Job: Scan the data below for the string "this". Copy every line where it appears.

BEGIN Data supplied

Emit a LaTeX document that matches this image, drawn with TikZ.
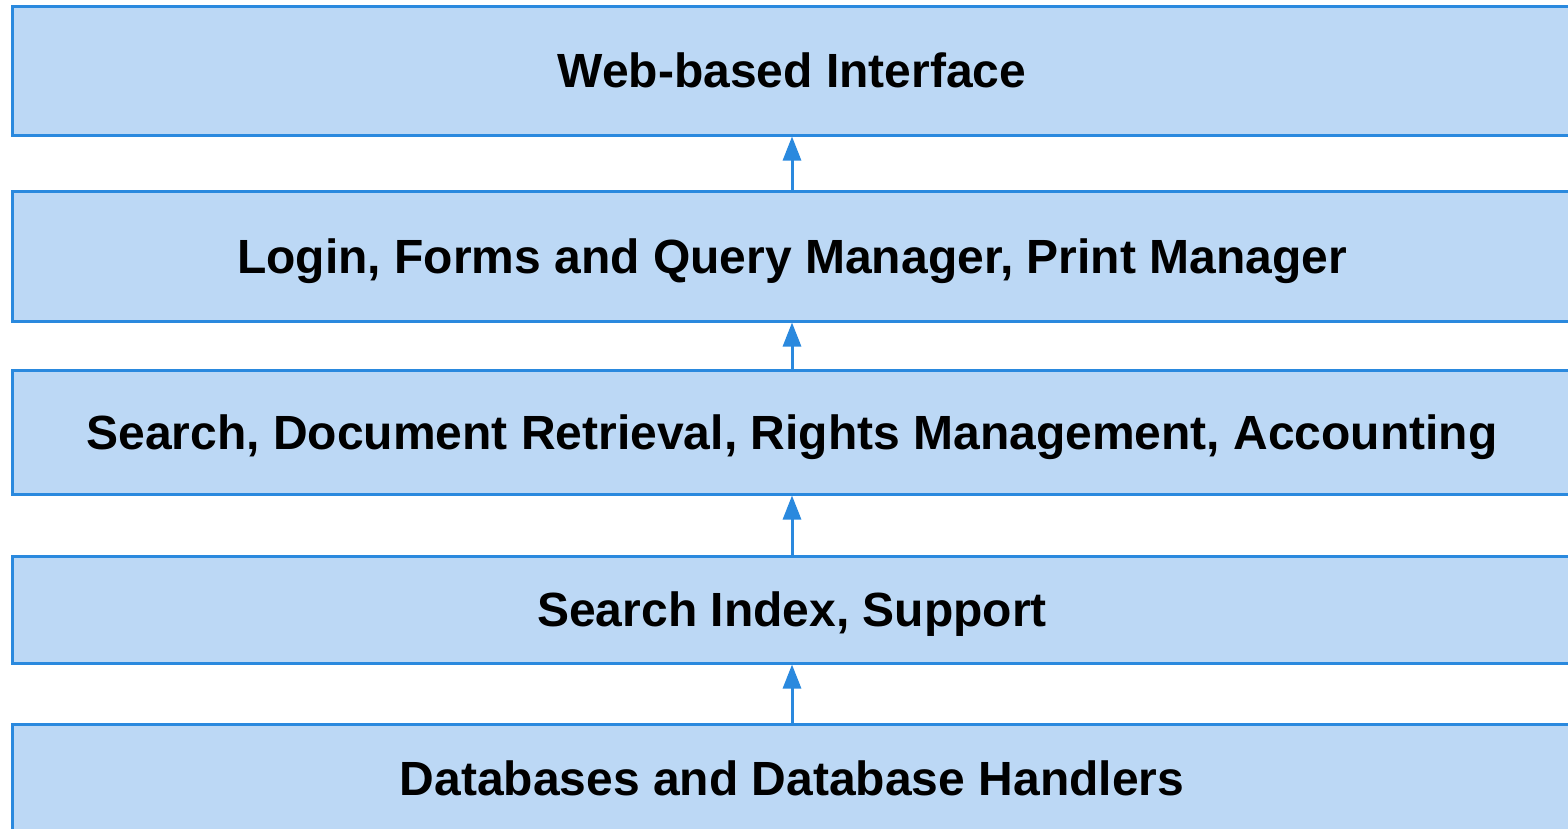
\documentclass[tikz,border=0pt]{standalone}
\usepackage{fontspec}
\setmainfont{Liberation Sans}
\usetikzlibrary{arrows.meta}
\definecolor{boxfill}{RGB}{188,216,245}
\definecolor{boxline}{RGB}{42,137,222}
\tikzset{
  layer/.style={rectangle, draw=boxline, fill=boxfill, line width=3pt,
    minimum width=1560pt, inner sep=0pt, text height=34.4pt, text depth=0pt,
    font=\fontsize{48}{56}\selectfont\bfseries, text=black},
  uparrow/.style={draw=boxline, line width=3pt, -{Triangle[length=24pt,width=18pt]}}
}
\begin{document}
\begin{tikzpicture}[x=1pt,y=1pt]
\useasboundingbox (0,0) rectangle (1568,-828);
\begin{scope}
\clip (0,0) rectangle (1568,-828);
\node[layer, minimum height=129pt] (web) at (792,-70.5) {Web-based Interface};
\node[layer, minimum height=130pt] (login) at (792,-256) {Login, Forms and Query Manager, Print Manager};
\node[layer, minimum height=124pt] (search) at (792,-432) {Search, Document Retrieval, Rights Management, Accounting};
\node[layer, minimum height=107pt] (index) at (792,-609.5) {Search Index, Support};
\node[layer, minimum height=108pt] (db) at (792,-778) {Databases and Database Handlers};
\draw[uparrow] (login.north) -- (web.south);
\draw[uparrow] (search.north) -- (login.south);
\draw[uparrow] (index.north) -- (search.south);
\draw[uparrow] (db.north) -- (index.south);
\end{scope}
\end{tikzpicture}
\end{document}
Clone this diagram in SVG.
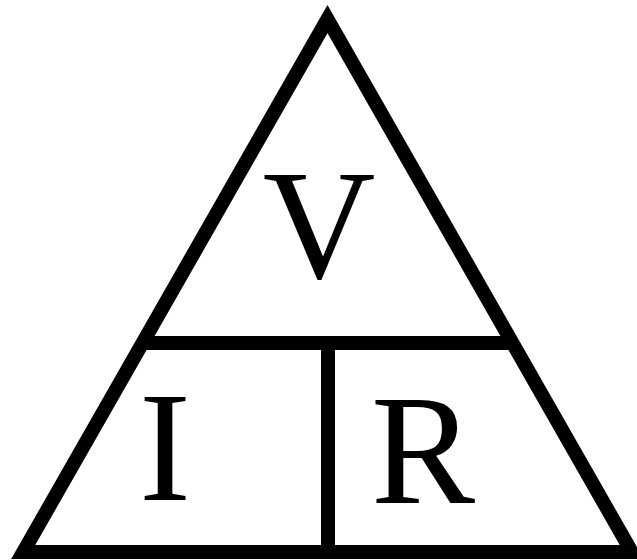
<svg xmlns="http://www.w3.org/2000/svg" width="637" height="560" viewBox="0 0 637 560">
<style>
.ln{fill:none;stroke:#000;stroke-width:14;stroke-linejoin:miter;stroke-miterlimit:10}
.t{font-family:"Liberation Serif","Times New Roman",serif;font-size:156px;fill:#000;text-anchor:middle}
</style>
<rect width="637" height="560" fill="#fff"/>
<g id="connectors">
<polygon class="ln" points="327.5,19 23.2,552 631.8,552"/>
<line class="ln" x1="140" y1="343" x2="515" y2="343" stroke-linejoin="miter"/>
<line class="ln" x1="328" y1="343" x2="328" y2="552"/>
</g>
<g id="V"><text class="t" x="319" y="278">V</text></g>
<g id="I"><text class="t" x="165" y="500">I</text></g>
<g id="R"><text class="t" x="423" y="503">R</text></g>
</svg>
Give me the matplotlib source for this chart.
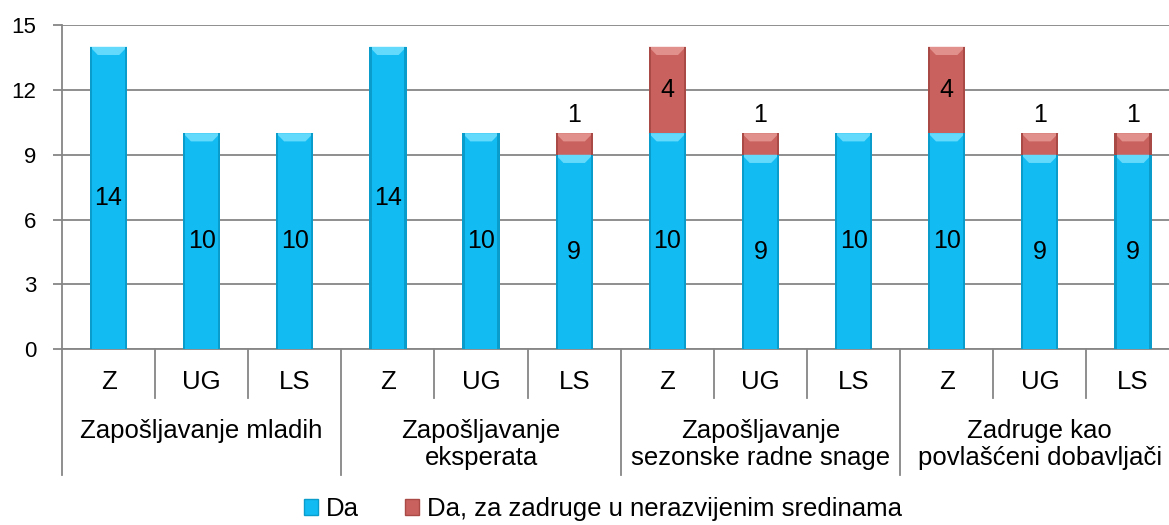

END Data supplied

Correct result:
Emit a LaTeX document that matches this image, drawn with TikZ.
Clone this diagram in SVG.
Give me the matplotlib source for this chart.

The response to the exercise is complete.